• _Work instructions_: Every line from the start of the records through the line with "values = [4.55, 4.68, 4.45, 4.64, 4.37, 4.55, 4.63]" is to be written out exactly; pictures are not.

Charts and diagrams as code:

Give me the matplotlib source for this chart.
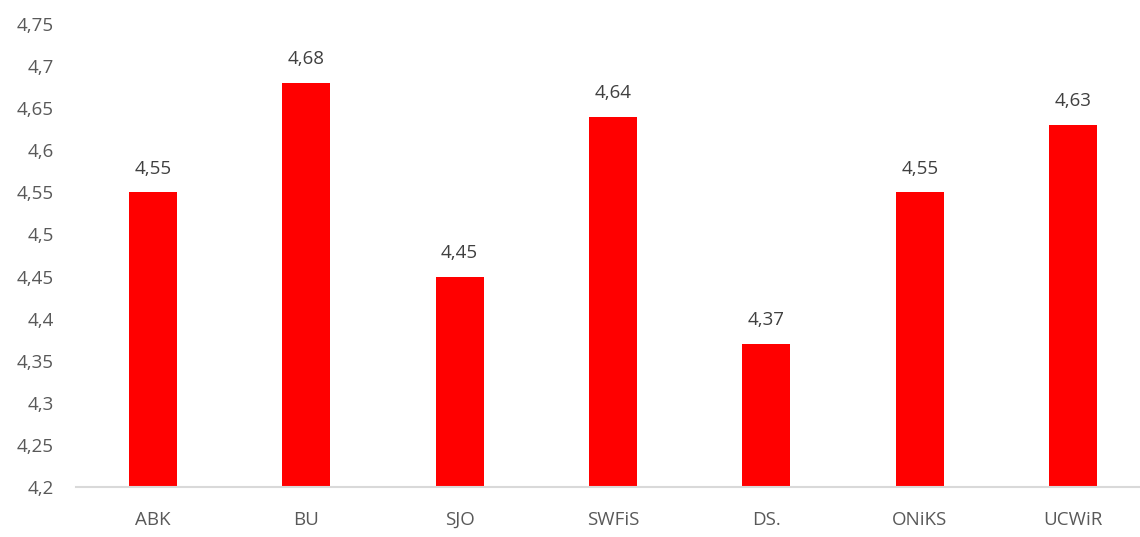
import matplotlib
matplotlib.use('Agg')
import matplotlib.pyplot as plt
from matplotlib.ticker import MultipleLocator, FuncFormatter

categories = ['ABK', 'BU', 'SJO', 'SWFiS', 'DS.', 'ONiKS', 'UCWiR']
values = [4.55, 4.68, 4.45, 4.64, 4.37, 4.55, 4.63]

plt.rcParams['font.family'] = ['Open Sans', 'DejaVu Sans']

fig = plt.figure(figsize=(11.4, 5.37), dpi=100)
# axis runs a little past the right edge, like the original crop
ax = fig.add_axes([76 / 1140, 50 / 537, 1074 / 1140, 463 / 537])

x = list(range(len(categories)))
ax.bar(x, [v - 4.2 for v in values], bottom=4.2, width=0.313, color='#ff0000')

for xi, v in zip(x, values):
    ax.annotate(f'{v:.2f}'.replace('.', ','), (xi, v), xytext=(0, 10.5),
                textcoords='offset points', ha='center', va='bottom',
                fontsize=13.5, color='#404040')

ax.set_xlim(-0.5, len(categories) - 0.5)
ax.set_ylim(4.2, 4.75)
ax.yaxis.set_major_locator(MultipleLocator(0.05))
ax.yaxis.set_major_formatter(FuncFormatter(lambda v, p: f'{v:g}'.replace('.', ',')))
ax.set_xticks(x)
ax.set_xticklabels(categories)

for s in ['top', 'right', 'left']:
    ax.spines[s].set_visible(False)
ax.spines['bottom'].set_color('#d9d9d9')
ax.spines['bottom'].set_linewidth(1.5)
ax.tick_params(axis='both', length=0, labelsize=13.5, labelcolor='#595959')
ax.tick_params(axis='x', pad=17)
ax.tick_params(axis='y', pad=16)

fig.savefig('out.png', dpi=100)
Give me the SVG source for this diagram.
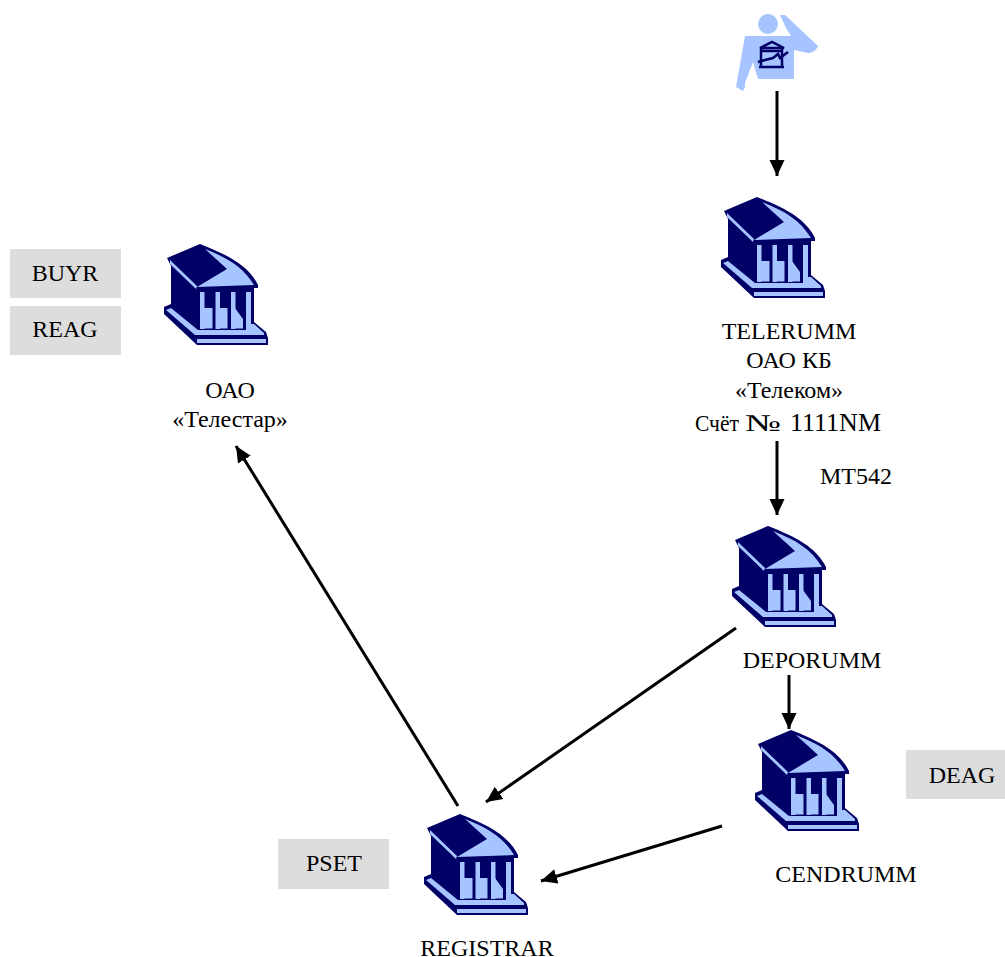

• _The reply_:
Give me the matplotlib source for this chart.
import matplotlib
matplotlib.use('Agg')
import matplotlib.pyplot as plt
from matplotlib.ticker import MultipleLocator, FuncFormatter

categories = ['ABK', 'BU', 'SJO', 'SWFiS', 'DS.', 'ONiKS', 'UCWiR']
values = [4.55, 4.68, 4.45, 4.64, 4.37, 4.55, 4.63]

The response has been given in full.